Observations anonymes
L'article 21 de l'Acte uniforme sur les procédures collectives d'apurement du passif subordonne les modifications à apporter à l'exécution du concordat préventif à deux conditions cumulatives : la demande du débiteur et le rapport du syndic.
Dans notre espèce, la prorogation du concordat a été obtenue du juge, sans que celui-ci ait pris connaissance du rapport du syndic.
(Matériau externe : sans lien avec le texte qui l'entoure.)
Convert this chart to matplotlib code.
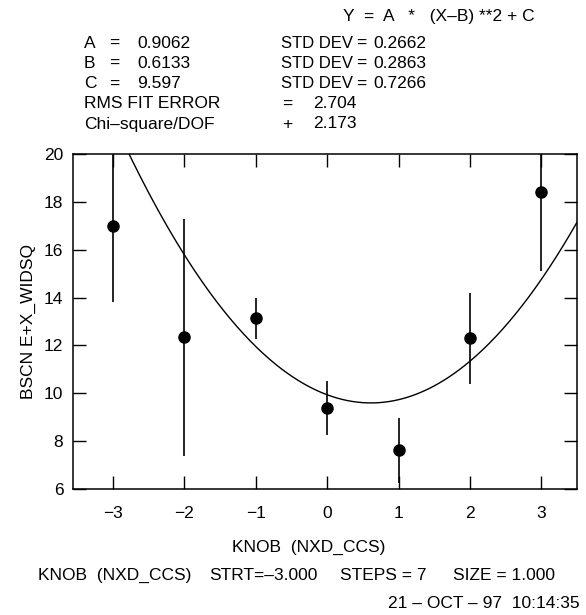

Cette décision a été à juste titre censurée.
Elle donne cependant l'occasion de s'interroger sur l'applicabilité de la procédure de rétractation aux ordonnances sur requête prévue par l'article 237 du code de procédure civile aux ordonnances de ce type, rendue dans les matières de l'OHADA. En effet, l'article 232 dudit code dispose que "toute requête non prévue par un texte particulier ou une disposition spéciale, lorsqu'elle tend à voir ordonner toutes mesures propres à sauvegarder les droits et intérêts qu'il n'est pas permis de laisser sans protection, est présentée au Président du Tribunal de première instance ou à son délégué ou au juge de section du Tribunal qui y répond, à charge de lui en référer en cas de difficulté ». Ce sont ces genres d'ordonnances qui sont susceptibles d'être rétractées par le juge qui les a rendues, notamment lorsqu'elles portent atteinte aux droits des tiers; dans ce cas, il statue comme en matière de référé (article 237 du code de procédure civile).
Il est permis, dès lors, de dire que si l'ordonnance sur requête a été prévue par un texte spécial, c'est à ce texte qu'il faut recourir pour découvrir les modalités de présentation de la requête et les voies de recours pouvant être exercées contre cette ordonnance.
Observations complémentaires de Joseph ISSA SAYEGH, Professeur agrégé, consultant
On peut même se demander si une telle ordonnance de prorogation n’était susceptible que des voies de recours organisées spécialement et exclusivement par l’Acte uniforme sur les procédures collectives d’apurement du passif.